Environment Ministry Suspends Refinery Approvals
On Thursday, China’s Ministry of Environmental Protection froze approvals for new refining projects from China National Petroleum Corporation and Sinopec Group, stating that the two companies have failed to meet emission targets. From Reuters:
The ministry said in a notice posted on its website (www.mep.gov.cn) that it would suspend approvals of environment impact assessments for all new refining projects from the two oil giants, apart from any upgrades that target fuel pollution specifications or other environmental renovations.
“Such tough punishment on the two oil majors is unprecedented – it is a warning to others,” said Wang Tao, resident scholar at the Energy & Climate Program of the Carnegie-Tsinghua Center for Global Policy in Beijing.
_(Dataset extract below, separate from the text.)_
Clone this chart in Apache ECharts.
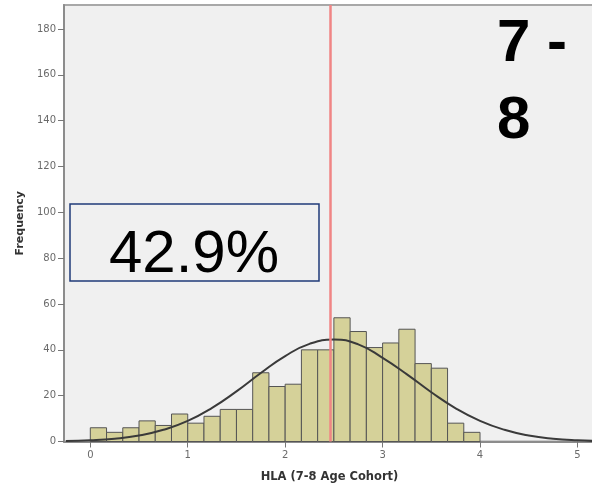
<!DOCTYPE html>
<html>
<head>
<meta charset="utf-8">
<script src="https://cdn.jsdelivr.net/npm/echarts@6/dist/echarts.min.js"></script>
<style>
  html, body { margin: 0; padding: 0; background: #fff; }
  #hist { width: 592px; height: 492px; }
</style>
</head>
<body>
<div id="hist"></div>
<script>
// histogram: 24 bins of width 1/6 starting at 0
const binWidth = 1 / 6
const counts = [6, 4, 6, 9, 7, 12, 8, 11, 14, 14, 30, 24, 25, 40, 40, 54, 48, 41, 43, 49, 34, 32, 8, 4]

// fitted normal curve
const curveX = [-0.25, 0, 0.25, 0.5, 0.75, 1, 1.25, 1.5, 1.75, 2, 2.25, 2.5, 2.75, 3, 3.25, 3.5, 3.75, 4, 4.25, 4.5, 4.75, 5, 5.25]
const curveY = [0.2, 0.5, 1.2, 2.6, 5.1, 9.0, 14.7, 21.9, 29.9, 37.3, 42.6, 44.5, 42.4, 36.5, 29.3, 21.5, 14.5, 9.0, 5.1, 2.6, 1.2, 0.5, 0.2]

const meanLine = 2.46
const xTicks = [0, 1, 2, 3, 4, 5]
const yTicks = [0, 20, 40, 60, 80, 100, 120, 140, 160, 180]
const boxLabel = '42.9%'
const cohortLines = ['7 -', '8']

let chart = echarts.init(document.getElementById('hist'))

let bars = counts.map((c, i) => [i * binWidth, (i + 1) * binWidth, c])
let curve = curveX.map((x, i) => [x, curveY[i]])

let axisFont = { fontFamily: 'DejaVu Sans', fontSize: 10, color: '#6a6a6a' }

let option = {
    backgroundColor: '#fff',
    animation: false,
    grid: {
        left: 64,
        top: 5,
        right: -3,
        bottom: 50.5,
        show: true,
        backgroundColor: '#f0f0f0',
        borderColor: '#a8a8a8',
        borderWidth: 2,
        outerBoundsMode: 'none'
    },
    xAxis: {
        type: 'value',
        min: -0.27,
        max: 5.18,
        name: 'HLA (7-8 Age Cohort)',
        nameLocation: 'middle',
        nameGap: 30,
        nameTextStyle: { fontFamily: 'DejaVu Sans', fontWeight: 'bold', fontSize: 11.5, color: '#333' },
        splitLine: { show: false },
        axisLine: { onZero: false, lineStyle: { color: '#8c8c8c', width: 2 } },
        axisTick: { customValues: xTicks, length: 6, lineStyle: { color: '#777' } },
        axisLabel: Object.assign({ customValues: xTicks, margin: 9 }, axisFont)
    },
    yAxis: {
        type: 'value',
        min: 0,
        max: 190.5,
        name: 'Frequency',
        nameLocation: 'middle',
        nameGap: 37,
        nameTextStyle: { fontFamily: 'DejaVu Sans', fontWeight: 'bold', fontSize: 11, color: '#333' },
        splitLine: { show: false },
        axisLine: { show: true, onZero: false, lineStyle: { color: '#8c8c8c', width: 2 } },
        axisTick: { show: true, customValues: yTicks, length: 6, lineStyle: { color: '#777' } },
        axisLabel: Object.assign({ customValues: yTicks, margin: 8 }, axisFont)
    },
    series: [
        {
            name: 'Frequency',
            type: 'custom',
            data: bars,
            renderItem: function (params, api) {
                let p0 = api.coord([api.value(0), api.value(2)])
                let p1 = api.coord([api.value(1), 0])
                return {
                    type: 'rect',
                    shape: { x: p0[0], y: p0[1], width: p1[0] - p0[0], height: p1[1] - p0[1] },
                    style: { fill: '#d5d199', stroke: '#555', lineWidth: 1 }
                }
            },
            z: 2
        },
        {
            name: 'Normal',
            type: 'line',
            data: curve,
            smooth: true,
            symbol: 'none',
            lineStyle: { color: '#3a3a3a', width: 2 },
            z: 3,
            markLine: {
                silent: true,
                symbol: ['none', 'none'],
                label: { show: false },
                lineStyle: { color: '#f08585', width: 2.5, type: 'solid' },
                data: [{ xAxis: meanLine }]
            }
        }
    ],
    graphic: [
        {
            type: 'rect',
            shape: { x: 70, y: 204, width: 249, height: 77 },
            style: { fill: 'transparent', stroke: '#1f3a78', lineWidth: 1.5 },
            z: 10
        },
        {
            type: 'text',
            x: 194, y: 255,
            style: {
                text: boxLabel,
                fontFamily: 'Liberation Sans', fontSize: 60,
                fill: '#000', align: 'center', verticalAlign: 'middle'
            },
            z: 10
        },
        {
            type: 'text',
            x: 497, y: 44,
            style: {
                text: cohortLines[0],
                fontFamily: 'Liberation Sans', fontWeight: 'bold', fontSize: 60,
                fill: '#000', align: 'left', verticalAlign: 'middle'
            },
            z: 10
        },
        {
            type: 'text',
            x: 497, y: 121,
            style: {
                text: cohortLines[1],
                fontFamily: 'Liberation Sans', fontWeight: 'bold', fontSize: 60,
                fill: '#000', align: 'left', verticalAlign: 'middle'
            },
            z: 10
        }
    ]
}

chart.setOption(option)
</script>
</body>
</html>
[...] “Central government-run enterprises have enough technology and funds to resolve these problems – the problems arise in the subsidiaries but the root cause is in the group companies,” [People's Daily] quoted an official with the environmental ministry as saying. [Source]
“The length of the temporary suspension will be based on the MEP’s assessment of their corrective measures,” said Tang Dagang, director of the Vehicle Emission Control Center, a policy research group also affiliated with the ministry.
[...] Ms. Li said the MEP’s move is a sign that China wants to focus on the quality of its refineries rather than on the speed of expansion.
CNPC and Sinopec have resisted costly upgrades to reduce pollutants at refineries due to Beijing’s tight control over fuel prices, which has made it difficult to pass on higher costs to consumers. However, the Chinese government unveiled major changes to the fuel-pricing system this year, which has improved bottom lines and made it easier for other overhauls. [Source]
CNPC faces other problems: four senior executives have been placed under investigation for corruption this week, and the company is also likely to be at the center of a reported investigation of former Politburo Standing Committee member Zhou Yongkang, who once worked there.